Review: Popstar: Never Stop Never Stopping

Image courtesy of Universal Pictures.
The jokes per minute ratio in "Popstar: Never Stop Never Stopping," Andy Samberg's satire of an overexposed megalomaniac star, is pretty high and more than a few of them land, although the picture pales in comparison to the gold standard of its type, Rob Reiner's classic "This is Spinal Tap."

While I wouldn't say there's an urgency for this type of parody, it certainly feels of a piece in the current climate in which we exist, from Justin Bieber's goofy antics to the fact that a vapid reality show star is a presidential candidate. However, Samberg and company only take one noticeable shot at Biebs during a scene in which Samber's Conner stinks up the bathroom at the Anne Frank House and makes a Jim Carrey reference, which I can only imagine is poking fun at Bieber's outrageously dunderheaded comment he wrote in the ledger at that historic Amsterdam house.
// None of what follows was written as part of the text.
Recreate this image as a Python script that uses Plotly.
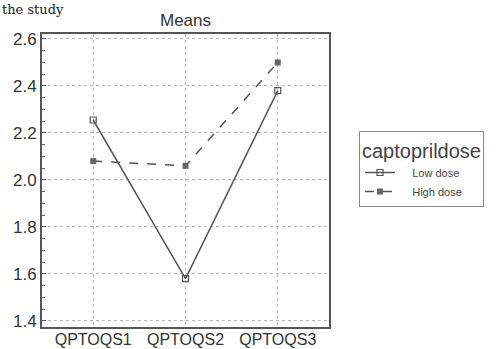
import plotly.graph_objects as go

categories = ["QPTOQS1", "QPTOQS2", "QPTOQS3"]
low_dose = [2.255, 1.58, 2.38]
high_dose = [2.08, 2.06, 2.50]
y_ticks = [1.4, 1.6, 1.8, 2.0, 2.2, 2.4, 2.6]
series_names = ["Low dose", "High dose"]

W, H = 501, 349
L, R, T, B = 42, 172, 34, 22
pw, ph = W - L - R, H - T - B
pad = "\u00a0" * 4

fig = go.Figure()
fig.add_trace(go.Scatter(
    x=categories, y=low_dose, name=pad + series_names[0], mode="lines+markers",
    line=dict(color="#555555", width=1.5),
    marker=dict(symbol="square-open", size=6, color="#555555", line=dict(width=1.2)),
))
fig.add_trace(go.Scatter(
    x=categories, y=high_dose, name=pad + series_names[1], mode="lines+markers",
    line=dict(color="#555555", width=1.5, dash="dash"),
    marker=dict(symbol="square", size=6, color="#666666"),
))

fig.update_layout(
    width=W, height=H,
    margin=dict(l=L, r=R, t=T, b=B, pad=0),
    paper_bgcolor="white", plot_bgcolor="white",
    font=dict(family="Liberation Sans, Arial, sans-serif", color="#333333"),
    title=dict(text="Means", x=(L + pw / 2) / W, xanchor="center",
               y=1 - 20 / H, yanchor="middle", font=dict(size=17, color="#333333")),
    showlegend=True,
    legend=dict(
        x=(359 - L) / pw, y=(H - B - 131) / ph, xanchor="left", yanchor="top",
        bordercolor="#888888", borderwidth=1, bgcolor="white",
        title=dict(text="captoprildose", font=dict(size=20, color="#444444"), side="top"),
        font=dict(size=11, color="#444444"),
        entrywidth=110, tracegroupgap=0,
    ),
    xaxis=dict(
        type="category", range=[-0.555, 2.555],
        showgrid=True, gridcolor="#b5b5b5", griddash="dot", gridwidth=1,
        showline=True, linecolor="#555555", linewidth=2, mirror=True,
        ticks="", tickfont=dict(size=16, color="#333333"), zeroline=False,
        automargin=False, ticklabelstandoff=-3,
    ),
    yaxis=dict(
        range=[1.374, 2.621], tickvals=y_ticks, ticktext=[f"{v:.1f}" for v in y_ticks],
        showgrid=True, gridcolor="#b5b5b5", griddash="dot", gridwidth=1,
        showline=True, linecolor="#555555", linewidth=2, mirror=True,
        ticks="inside", ticklen=4, tickcolor="#555555",
        minor=dict(dtick=0.05, tick0=1.4, ticks="inside", ticklen=3, tickcolor="#666666", showgrid=False),
        tickfont=dict(size=17, color="#333333"), zeroline=False,
        automargin=False,
    ),
    annotations=[dict(
        text="the study", xref="paper", yref="paper",
        x=-L / pw, y=(H - B) / ph, xanchor="left", yanchor="top",
        showarrow=False, font=dict(family="DejaVu Serif, serif", size=13, color="#222222"),
    )],
)

fig.write_html("out.html", config={"displayModeBar": False},
               post_script="document.body.style.margin='0';")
On "Saturday Night Live," Samberg was known primarily for his Lonely Island videos, such as "Dick in a Box," and "Popstar" often feels like a series of sketches - albeit ones focusing on a recurring cast of characters - strung together as a movie.

Some of these sketches and particular scenes are very funny. I was amused that the best gag in the film involved a reference to an early to mid 90s group - Tony! Toni! Tone! - that could be lost on many of the younger crowd for whom this film is obviously aimed and that the picture's best line delivery belonged to Nas as he comments on a failed video involving a jeep. The movie's best running gag is its portrayal of a TMZ-esque TV channel.

But for all of the scattered moments of hilarity, "Popstar" is ultimately a straightforward behind-the-music style of mockumentary as well as a rise-and-fall story that you'd expect to see in any musical biopic from the past 10 years.

Conner starts out in a Beastie Boys flavored boy band but eventually - much like Justin Timberlake - becomes the break-out star and moves forward with a solo career, relegating one of the former members of his band to operating an iPod at his live shows, while the other disappears into the wilds to become a farmer, which makes for one of the film's least effective ongoing gags.

The picture features a who's who of comedy - Sarah Silverman, Maya Rudolph, Bill Hader and an especially effective Tim Meadows - and musical - Nas, 50 Cent, Arcade Fire, DJ Khaled, Usher, Michael Bolton, Seal, Questlove, Ringo Starr and many others portraying themselves - talent. While in other films, such an overstuffed cast might spoil the broth, it actually works to this film's advantage as some of these bit players get the best lines.

So, if "Popstar" never quite reaches the maximum level of cleverness that some of Lonely Island's best work did, it has its moments and a few genuine laugh-out-loud bits. And in case this wasn't clear, while the film only works just about half of the time, it's miles ahead of most of the "SNL" spin-off pictures of years past.


  1. Nice review.

    The trailers had me worried, but the film turned out to be pretty hilarious and well-executed.

    - Zach (

  2. Thanks Zach! I thought some of the jokes in Popstar were a little meh, but more than a few made me laugh pretty hard - especially the Tony! Toni! Tone! one and Nas's reaction to the jeep song. I checked out your website and enjoyed your reviews. Thanks for reading!